La terza ondata di sbarchi
La terza ondata di sbarchi del 2021 è iniziata la scorsa settimana ma è da domenica all’alba che le partenze dalle spiagge libiche vicine al confine tunisino si sono intensificate. Venti barconi sono stati intercettati e salvati nelle ultime 24 ore, altri cinque sono in mare e hanno chiesto aiuto. Questi quelli che hanno superato la zona di pertinenza della guardia costiera Libica. Ma ci sono almeno altri 700 migranti intercettati e riportati indietro dalla marina libica. Fra questi anche gli occupanti del barcone che si è rovesciato nel tratto di mare a poche miglia dalle coste della Libia. Un naufragio che secondo l’Oim ha provocato la morte di cinque persone fra cui un bambino.
“Tutti sanno che nelle prossime settimane moriranno altri innocenti, quasi sempre donne e bambini, nel loro disperato viaggio verso le coste siciliane. Ma nessuno muove un dito, né a Roma, né a Bruxelles. A gestire questa infinita tragedia hanno lasciato la Sicilia, Lampedusa in testa, con i nostri sanitari, i nostri volontari e i pochi uomini in divisa. Ho chiesto di incontrare il ministro dell’Interno per rinnovare, con il sindaco dell’isola, il nostro appello. Roma punti i piedi con l’Unione europea e pretenda subito la solidarietà più volte invocata dal Pontefice. Tutto il resto è vergognosa ipocrisia”.
Gli arrivi a Lampedusa
Complessivamente a Lampedusa sono arrivati 2.128 migranti fra tunisini, libici, provenienti dai paesi dell’Africa centrale, pakistani e siriani. Tutti devono essere visitati e sottoposti a tampone anti Covid prima di iniziare la quarantena nelle navi predisposte o nei centri identificati dalle prefetture. Solo dopo il periodo di isolamento i migranti vengono divisi fra quelli da rimpatriare perché privi di titolo per restare in Italia e quelli da inserire nell’iter di accoglienza per motivi umanitari.

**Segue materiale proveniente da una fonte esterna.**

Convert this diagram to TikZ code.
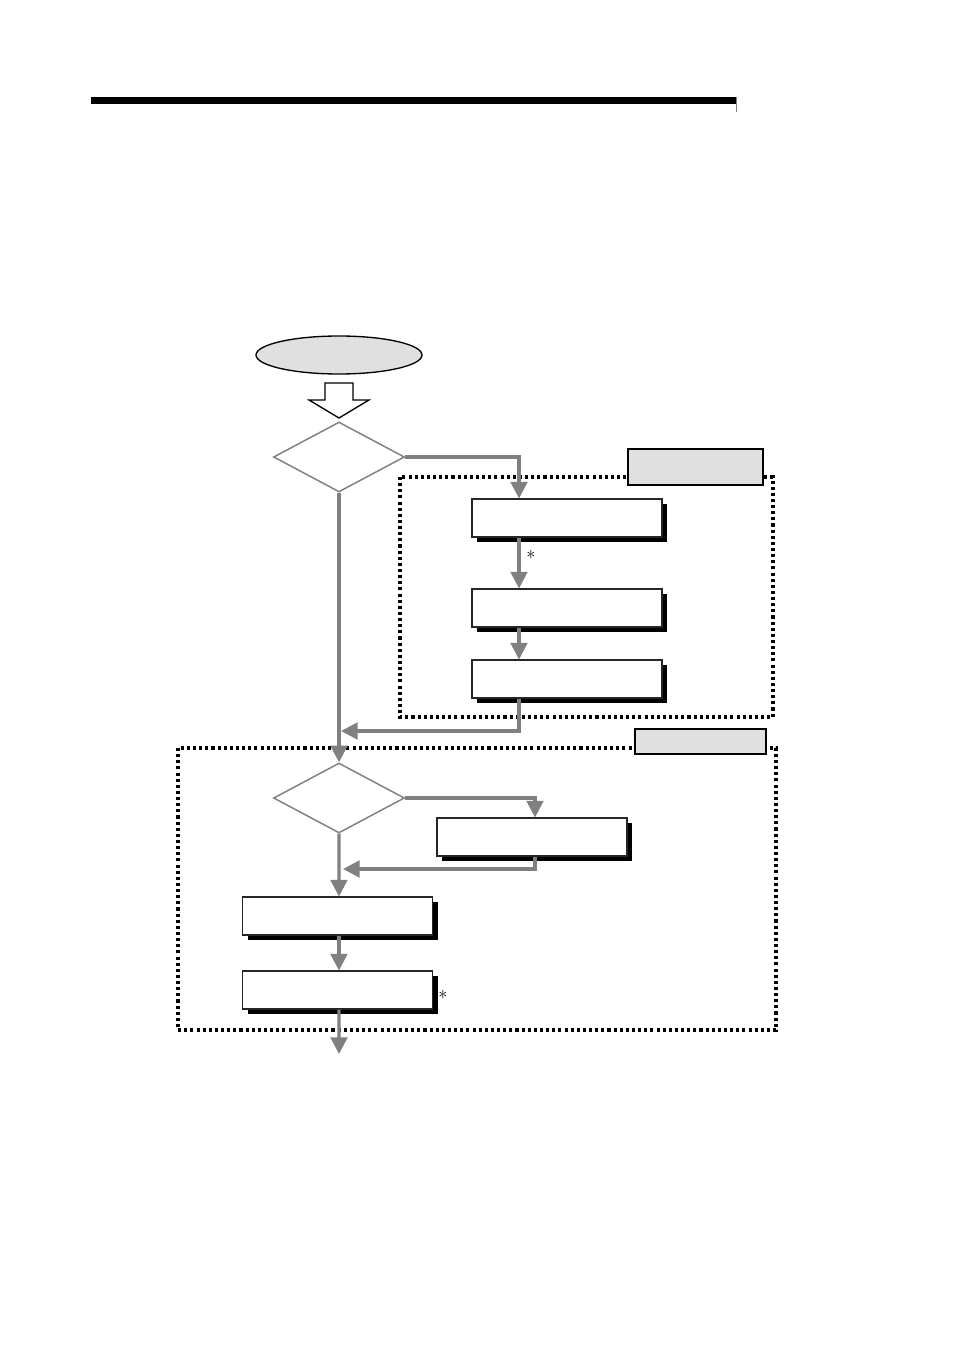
\documentclass[tikz,border=0pt]{standalone}
\usetikzlibrary{arrows.meta,shapes.geometric,shadows}
\begin{document}
\begin{tikzpicture}[x=0.75pt,y=-0.75pt]
\useasboundingbox[fill=white] (0,0) rectangle (954,1351);
\definecolor{lightfill}{HTML}{E0E0E0}
\definecolor{conn}{HTML}{808080}
\tikzset{
  flowbox/.style={draw=black!85, line width=0.8pt, fill=white,
    minimum width=142.5pt, minimum height=28.5pt, inner sep=0pt,
    drop shadow={shadow xshift=3.75pt, shadow yshift=-3.75pt, fill=black, opacity=1}},
  decision/.style={diamond, draw=conn, line width=1.1pt, fill=white,
    minimum width=98.25pt, minimum height=52.5pt, inner sep=0pt, shape aspect=1.87},
  labelbox/.style={draw=black, line width=1.1pt, fill=lightfill, inner sep=0pt},
  dotframe/.style={draw=black, line width=2.3pt, dash pattern=on 2.3pt off 2.3pt},
  conline/.style={draw=conn, line width=2.3pt, -{Triangle[length=12.5pt,width=12.5pt]}},
  star/.style={font=\fontsize{14}{14}\selectfont, inner sep=0pt}
}
% top rule
\fill[black] (91,97) rectangle (736,104);
\draw[gray, line width=0.6pt] (736,97) -- (736,112);

% dotted frames
\draw[dotframe] (400,477) rectangle (773,717);
\draw[dotframe] (178,748) rectangle (776,1030);

% label boxes
\node[labelbox, minimum width=101.25pt, minimum height=27pt] (lab1) at (695.5,467) {};
\node[labelbox, minimum width=98.25pt, minimum height=18.75pt] (lab2) at (700.5,741.5) {};

% start terminal
\node[ellipse, draw=black, line width=1pt, fill=lightfill, minimum width=124.5pt, minimum height=28.5pt, inner sep=0pt] (start) at (339,355) {};

% hollow arrow
\draw[black, line width=1pt, fill=white] (325,383) -- (353,383) -- (353,400) -- (369,400) -- (339,418) -- (309,400) -- (325,400) -- cycle;

% decisions
\node[decision] (d1) at (339,457) {};
\node[decision] (d2) at (339,798) {};

% process boxes
\node[flowbox] (A) at (567,518) {};
\node[flowbox] (B) at (567,608) {};
\node[flowbox] (C) at (567,679) {};
\node[flowbox] (D) at (532,837) {};
\node[flowbox] (E) at (337.5,916) {};
\node[flowbox] (F) at (337.5,990) {};

% junction coordinates
\coordinate (j1) at (341,731);
\coordinate (j2) at (343,869);
\coordinate (endp) at (339,1054);

% connectors
\draw[conline] (d1.east) -| ([xshift=-36pt]A.north);
\draw[conline] ([xshift=-36pt]A.south) -- ([xshift=-36pt]B.north);
\draw[conline] ([xshift=-36pt]B.south) -- ([xshift=-36pt]C.north);
\draw[conline] ([xshift=-36pt]C.south) |- (j1);
\draw[conline] (d1.south) -- (d2.north);
\draw[conline] (d2.east) -| ([xshift=2.25pt]D.north);
\draw[conline] ([xshift=2.25pt]D.south) |- (j2);
\draw[conline] (d2.south) -- ([xshift=1.1pt]E.north);
\draw[conline] ([xshift=1.1pt]E.south) -- ([xshift=1.1pt]F.north);
\draw[conline] ([xshift=1.1pt]F.south) -- (endp);

% asterisks
\node[star] (s1) at (531,557) {*};
\node[star] (s2) at (443,997) {*};
\end{tikzpicture}
\end{document}
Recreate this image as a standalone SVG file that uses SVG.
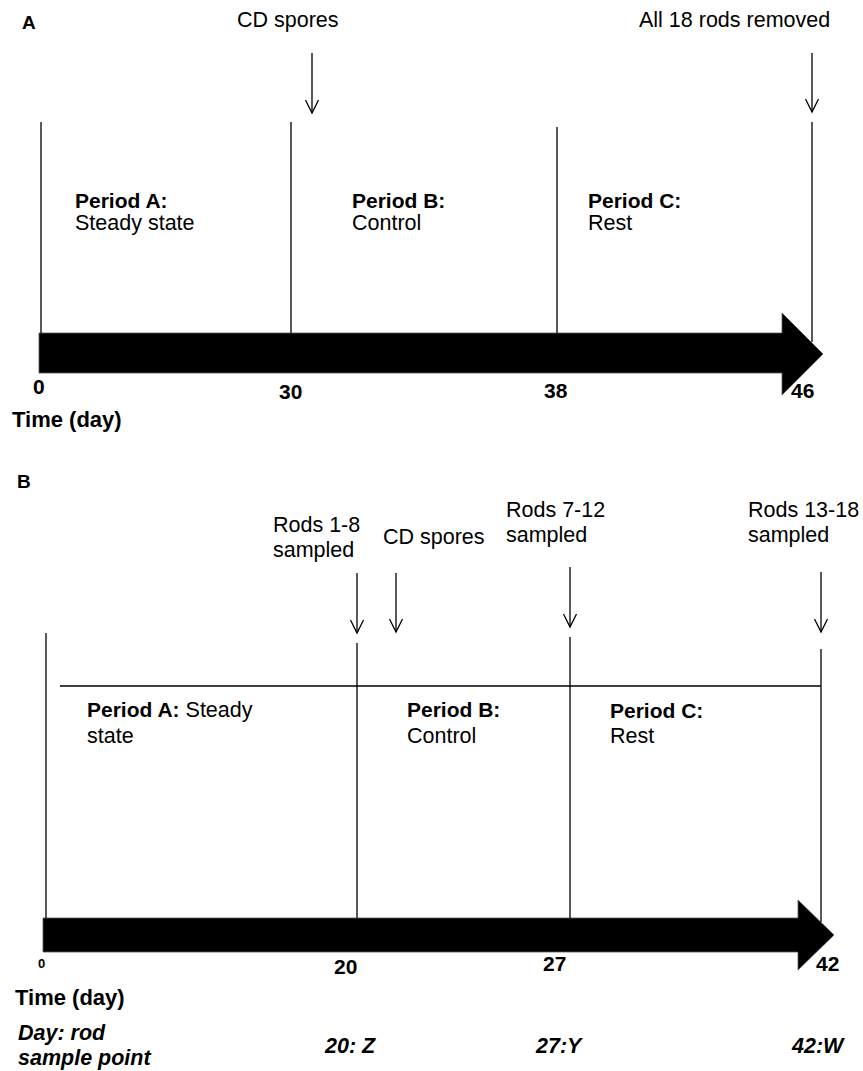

I minori stranieri non accompagnati invece vengono destinati a strutture di accoglienza in Sicilia. Una procedura rallentata dai tempi di isolamento per il Covid che oggi a Lampedusa ha come conseguenza la presenza di 990 migranti nell’hotspot da 250 posti, 800 persone in attesa sul molo Favarolo al porto di Lampedusa, 315 spostati sull’unica nave quarantena, l’Allegra. E altri 200 trasferiti in traghetto a Porto Empedocle dove poi verranno destinati ai centri di accoglienza in provincia di Ragusa.